In a limited server-side test (we've only spotted it with three users, two of which have seen it revert back), Google Maps appears to be trying out a separate bottom Map tab. It kind of makes sense on paper that there'd be a standalone tab just for the map. However, the new design doesn't do things halfway: separate is separate, so there's no map view when you open the Explore, Driving, or Transit tabs.
Instead of the current slide-out menu for each of these, which hides away when not needed and rises to mid-screen or fullscreen, the tabs are now all separate. Each one opens in fullscreen by default, so you get all your Explore recommendations, Driving directions, and Transit information, but without the map behind them.
It's true that the map wasn't doing much when laid in the background of those cards, but it was always there, which meant that anytime you opened Maps, you had the actual map. With the new layout, if you close (and force close) the app while on the Explore tab and open it again, you get the Explore tab fullscreen. You have to tap the bottom bar icon to go see your map. The same happens if you were checking out driving directions or transit around you.
We've also spotted a different layout where the tabs' names are gone, only the icons remain, and the order is changed to show the Map tab first (at least this is better), followed by Explore, Driving, Traffic, and the For You tab (it only shows up in certain countries, hence why our tipsters above don't have it). The lack of naming makes the bottom bar simpler to look at, but I think it's a bit more confusing too.

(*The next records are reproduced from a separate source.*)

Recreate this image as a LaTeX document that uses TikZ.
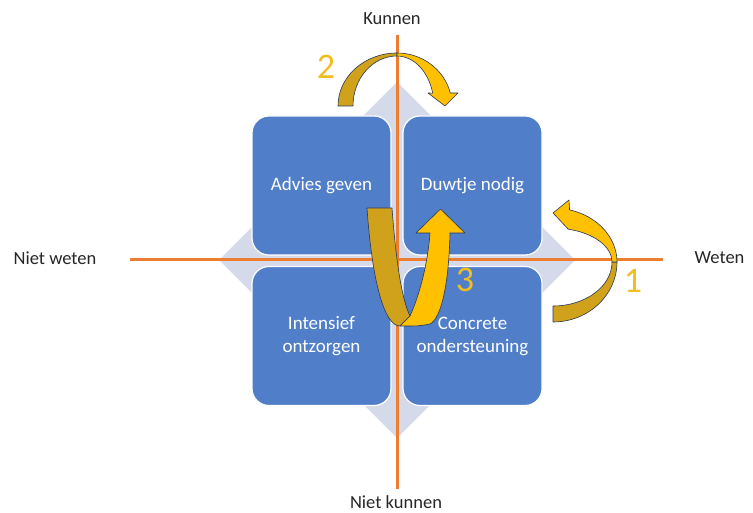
\documentclass[tikz,border=0pt]{standalone}
\usepackage{fontspec}
\setmainfont{Carlito}
\definecolor{boxblue}{RGB}{80,126,200}
\definecolor{diam}{RGB}{213,218,235}
\definecolor{axis}{RGB}{237,125,49}
\definecolor{yel}{RGB}{255,192,0}
\definecolor{gold}{RGB}{208,162,28}
\definecolor{numc}{RGB}{240,190,32}
\definecolor{edge}{RGB}{40,55,90}
\tikzset{
  quad/.style={rectangle, rounded corners=17pt, minimum width=139pt, minimum height=139pt,
    fill=boxblue, draw=white, line width=1.2pt, text=white, align=center,
    font=\fontsize{19}{23}\selectfont},
  axlabel/.style={text=black!85, font=\fontsize{18.5}{22}\selectfont, inner sep=0pt},
  numlabel/.style={text=numc, font=\fontsize{36}{40}\selectfont, inner sep=0pt},
  axisline/.style={draw=axis, line width=3pt},
  front/.style={fill=yel, draw=edge, line width=0.6pt, line join=round},
  back/.style={fill=gold, draw=edge, line width=0.6pt, line join=round}
}
\begin{document}
\begin{tikzpicture}[x=1pt,y=-1pt]
\useasboundingbox (0,0) rectangle (753,513);
% diamond background
\fill[diam] (397,82) -- (575,260) -- (397,438) -- (219,260) -- cycle;
% boxes
\node[quad] (tl) at (321.5,185.5) {Advies geven};
\node[quad] (tr) at (472.5,185.5) {Duwtje nodig};
\node[quad] (bl) at (321.5,336) {Intensief\\ontzorgen};
\node[quad] (br) at (472.5,336) {Concrete\\ondersteuning};
% axes
\coordinate (top) at (397,35);
\coordinate (bot) at (397,489);
\coordinate (left) at (130,260);
\coordinate (right) at (663,260);
\draw[axisline] (top) -- (bot);
\draw[axisline] (left) -- (right);
% axis labels
\node[axlabel] (kun) at (392,19) {Kunnen};
\node[axlabel] (nkun) at (396,502) {Niet kunnen};
\node[axlabel] (nwet) at (55,258) {Niet weten};
\node[axlabel] (wet) at (719.5,258) {Weten};
% arrow 2 (top)
\path[back] (338,106) arc[start angle=180,end angle=270,x radius=59,y radius=53]
  -- (397,56) arc[start angle=270,end angle=180,x radius=44,y radius=50] -- cycle;
\path[front] (397,53) arc[start angle=270,end angle=345.8,x radius=55,y radius=53]
  -- (458,93) -- (445,106) -- (428,93) -- (432.7,93.1)
  arc[start angle=345,end angle=270,x radius=37,y radius=50] -- cycle;
% arrow 1 (right)
\path[back] (617,262) arc[start angle=0,end angle=90,x radius=64,y radius=60]
  -- (553,306) arc[start angle=90,end angle=0,x radius=59,y radius=44] -- cycle;
\path[front] (617,262) arc[start angle=0,end angle=-75,x radius=64,y radius=54]
  -- (569,200) -- (553,213) -- (568.3,229.2)
  arc[start angle=-75,end angle=0,x radius=59,y radius=34] -- cycle;
% arrow 3 (middle)
\path[back] (367,208) -- (392,208) .. controls (396,262) and (402,300) .. (410,316)
  -- (400,326) .. controls (384,326) and (372,280) .. (367,208) -- cycle;
\path[front] (400,326) -- (410,316) .. controls (420,294) and (428,262) .. (430,233)
  -- (416,233) -- (440.5,209) -- (465,233) -- (450,233)
  .. controls (449,280) and (442,318) .. (430,324) .. controls (420,326) .. (400,326) -- cycle;
% numbers
\node[numlabel] (n2) at (326,67) {2};
\node[numlabel] (n1) at (633,281) {1};
\node[numlabel] (n3) at (465,280) {3};
\end{tikzpicture}
\end{document}
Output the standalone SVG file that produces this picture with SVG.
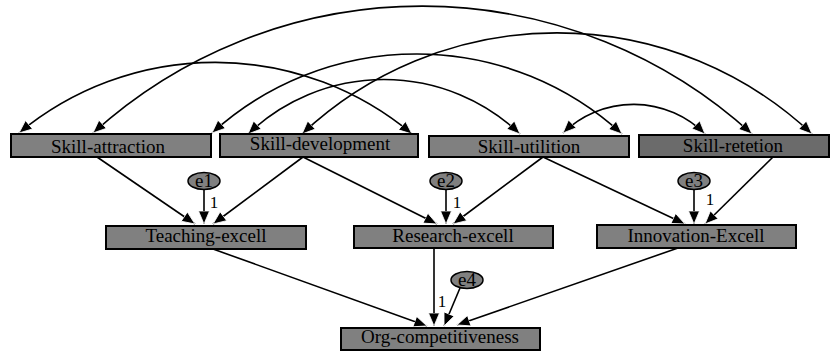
<svg xmlns="http://www.w3.org/2000/svg" width="830" height="351" viewBox="0 0 830 351">
<style>
.box{fill:#808080;stroke:#000;stroke-width:2}
.dark{fill:#6b6b6b}
.err{fill:#808080;stroke:#000;stroke-width:1.5}
text{font-family:'Liberation Serif','DejaVu Serif','Times New Roman',serif;font-weight:normal;fill:#000;text-anchor:middle}
.lbl{font-size:19px}
.one{font-size:17px}
.ln{fill:none;stroke:#000;stroke-width:1.6}
.one-way{marker-end:url(#ah)}
.two-way{marker-start:url(#ah);marker-end:url(#ah)}
</style>
<defs>
<marker id="ah" markerUnits="userSpaceOnUse" markerWidth="14" markerHeight="12" refX="13" refY="6" orient="auto-start-reverse" viewBox="0 0 14 12">
<path d="M0,0.5 L13,6 L0,11.5 z" fill="#000" stroke="#fff" stroke-width="0.8"/>
</marker>
</defs>
<rect width="830" height="351" fill="#fff"/>
<g id="connectors">
<path class="ln two-way" d="M19,133 A307,307 0 0 1 412,134"/>
<path class="ln two-way" d="M93,133 A490,490 0 0 1 752,134"/>
<path class="ln two-way" d="M212,133 A304,304 0 0 1 622,134"/>
<path class="ln two-way" d="M248,134 A197,197 0 0 1 520,134"/>
<path class="ln two-way" d="M302,134 A372,372 0 0 1 812,134"/>
<path class="ln two-way" d="M563,133 A101,101 0 0 1 705,134"/>
<line class="ln one-way" x1="97" y1="157" x2="195" y2="224"/>
<line class="ln one-way" x1="303" y1="157" x2="213" y2="224"/>
<line class="ln one-way" x1="303" y1="157" x2="437" y2="224"/>
<line class="ln one-way" x1="543" y1="157" x2="453" y2="224"/>
<line class="ln one-way" x1="543" y1="157" x2="685" y2="224"/>
<line class="ln one-way" x1="773" y1="157" x2="705" y2="224"/>
<line class="ln one-way" x1="204" y1="189" x2="204" y2="224"/>
<line class="ln one-way" x1="446" y1="189" x2="446" y2="224"/>
<line class="ln one-way" x1="694" y1="189" x2="694" y2="224"/>
<line class="ln one-way" x1="213" y1="249" x2="427" y2="326"/>
<line class="ln one-way" x1="434" y1="249" x2="434" y2="326"/>
<line class="ln one-way" x1="460" y1="288" x2="444" y2="326"/>
<line class="ln one-way" x1="678" y1="248" x2="457" y2="325"/>
<text class="one" x="214" y="208">1</text>
<text class="one" x="457" y="208">1</text>
<text class="one" x="710" y="205">1</text>
<text class="one" x="442" y="307">1</text>
</g>
<g id="skill-attraction">
<rect class="box" x="11" y="134" width="200" height="23"/>
<text class="lbl" x="108" y="153">Skill-attraction</text>
</g>
<g id="skill-development">
<rect class="box" x="220" y="134" width="198" height="23"/>
<text class="lbl" x="320" y="150">Skill-development</text>
</g>
<g id="skill-utilition">
<rect class="box" x="429" y="136" width="200" height="21"/>
<text class="lbl" x="529" y="153">Skill-utilition</text>
</g>
<g id="skill-retetion">
<rect class="box dark" x="639" y="135" width="190" height="22"/>
<text class="lbl" x="733" y="152">Skill-retetion</text>
</g>
<g id="teaching-excell">
<rect class="box" x="106" y="226" width="200" height="23"/>
<text class="lbl" x="206" y="242">Teaching-excell</text>
</g>
<g id="research-excell">
<rect class="box" x="354" y="226" width="199" height="22"/>
<text class="lbl" x="453" y="242">Research-excell</text>
</g>
<g id="innovation-excell">
<rect class="box" x="597" y="225" width="199" height="23"/>
<text class="lbl" x="696" y="242">Innovation-Excell</text>
</g>
<g id="org-competitiveness">
<rect class="box" x="341" y="328" width="199" height="22"/>
<text class="lbl" x="440" y="343">Org-competitiveness</text>
</g>
<g id="e1">
<ellipse class="err" cx="204" cy="181" rx="16" ry="8.5"/>
<text class="lbl" x="204" y="187">e1</text>
</g>
<g id="e2">
<ellipse class="err" cx="446" cy="181" rx="16" ry="8.5"/>
<text class="lbl" x="446" y="187">e2</text>
</g>
<g id="e3">
<ellipse class="err" cx="694" cy="181" rx="16" ry="8.5"/>
<text class="lbl" x="694" y="187">e3</text>
</g>
<g id="e4">
<ellipse class="err" cx="467" cy="280" rx="16" ry="8.5"/>
<text class="lbl" x="467" y="286">e4</text>
</g>
</svg>
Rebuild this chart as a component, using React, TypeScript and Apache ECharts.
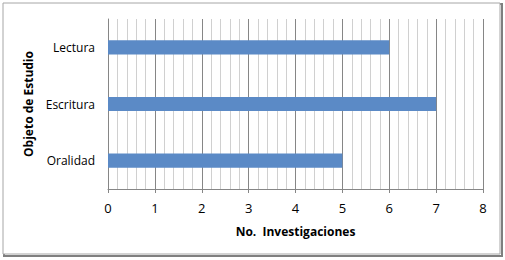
import React, { useEffect, useRef } from "react";
import * as echarts from "echarts";

const categories = ["Oralidad", "Escritura", "Lectura"];
const values = [5, 7, 6];
const xTitle = "No.  Investigaciones";
const yTitle = "Objeto de Estudio";

export default function App() {
  const ref = useRef<HTMLDivElement>(null);
  useEffect(() => {
    document.body.style.margin = "0";
    const chart = echarts.init(ref.current!, null, { renderer: "svg" });
    const font = "'Open Sans', 'Noto Sans', sans-serif";
    chart.setOption({
      animation: false,
      backgroundColor: "#ffffff",
      graphic: [
        { type: "rect", shape: { x: 4, y: 4, width: 498, height: 252 }, style: { fill: "none", stroke: "#7f7f7f", lineWidth: 2 }, z: -1 },
        { type: "rect", shape: { x: 3, y: 3, width: 497, height: 251 }, style: { fill: "#ffffff", stroke: "#a6a6a6", lineWidth: 1 }, z: -1 },
      ],
      grid: { left: 108, right: 22, top: 19, bottom: 71 },
      xAxis: {
        type: "value",
        min: 0,
        max: 8,
        interval: 1,
        name: xTitle,
        nameLocation: "middle",
        nameGap: 36,
        nameTextStyle: { fontFamily: font, fontWeight: "bold", fontSize: 12, color: "#000" },
        axisLine: { show: true, lineStyle: { color: "#868686" } },
        axisTick: { show: true, length: 4, lineStyle: { color: "#868686" } },
        axisLabel: { fontFamily: font, fontSize: 13, color: "#000", margin: 12 },
        splitLine: { show: true, lineStyle: { color: "#868686" } },
        minorTick: { show: false, splitNumber: 5 },
        minorSplitLine: { show: true, lineStyle: { color: "#d0d0d0" } },
      },
      yAxis: {
        type: "category",
        data: categories,
        name: yTitle,
        nameLocation: "middle",
        nameGap: 74,
        nameTextStyle: { fontFamily: font, fontWeight: "bold", fontSize: 12, color: "#000" },
        axisLine: { show: true, lineStyle: { color: "#868686" } },
        axisTick: { show: false },
        axisLabel: { fontFamily: font, fontSize: 12, color: "#000", margin: 13 },
      },
      series: [
        {
          type: "bar",
          data: values,
          barWidth: "25%",
          itemStyle: { color: "#5B8AC6" },
        },
      ],
    });
    return () => chart.dispose();
  }, []);
  return <div ref={ref} style={{ width: 505, height: 260 }} />;
}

Thankfully, this layout still seems to be limited in scope. As mentioned above, the Map tab has disappeared for two users already, so it's likely that Google is still toying with the idea and trying different designs and ideas to see which one works. From a UX perspective though, I think we can all agree: don't mess with what works. I want to see the map when I open Maps, not a fullscreen Explore tab. You can overlay whatever sliding contextual card you want on top of it, but the map is non-negotiable.